"A thoroughly delightful collection of John Burroughs's famous essays. The selection is gleaned from seven of his best-known books beginning with an essay on the Adirondacks from Wake Robin (1871) and concluding with a piece about Yosemite from Time and Change (1912). . . . A timely compilation of the works of one of our most influential naturalists."—Booklist
John Burroughs is generally credited with having popularized the American nature essay as a literary genre. He journeyed to Yellowstone with President Theodore Roosevelt and hiked around the Grand Canyon and the Yosemite Valley with John Muir.
Collected here are natural history essays from the books that span Burroughs’s most productive years, from 1871 to 1912. In these essays, Burroughs writes of the seasons, of his beloved Catskill Mountains, the Adirondacks, the Maine woods, and the far west of Yosemite and coastal Alaska.
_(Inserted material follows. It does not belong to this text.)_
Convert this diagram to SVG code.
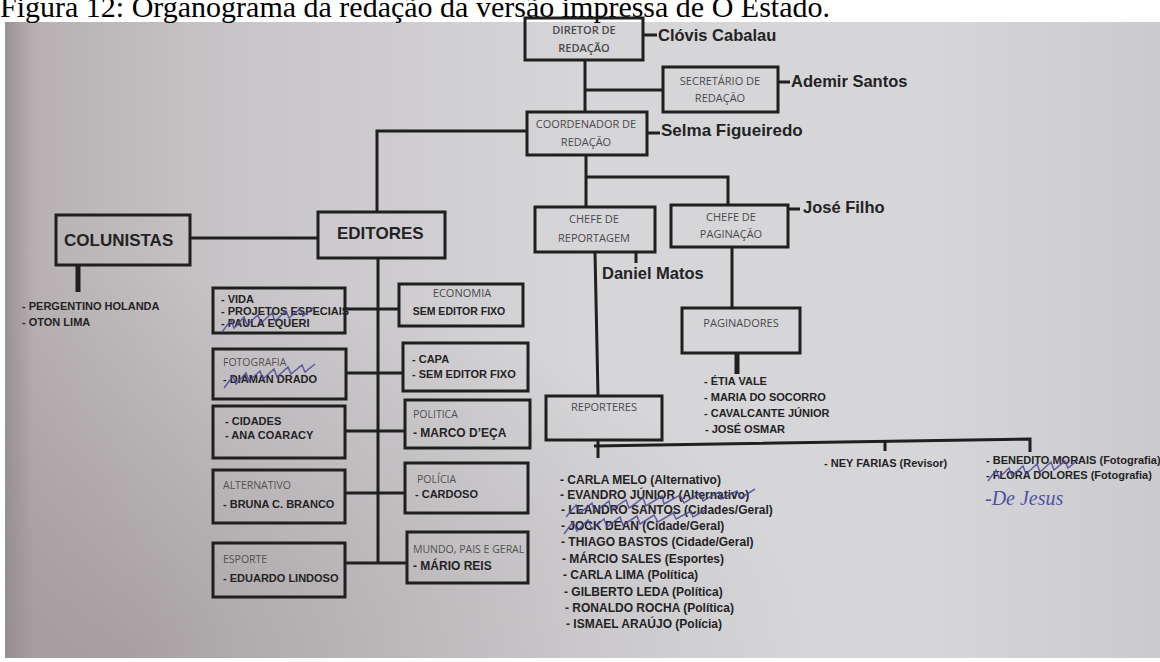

Burroughs set the tone for a literary tradition that continues today. As Richard F. Fleck notes in the introduction: “Surely all American nature writers owe some debt to John Burroughs who takes the reader along the trail and gives him the sight, sound, and scent of the deep woods.”
John Burroughs was the naturalist of the Catskills and friend and contemporary of John Muir.
Richard F. Fleck, dean of arts and humanities at the Community College of Denver, is the author of Where Land ls Mostly Sky: Essays on the American West.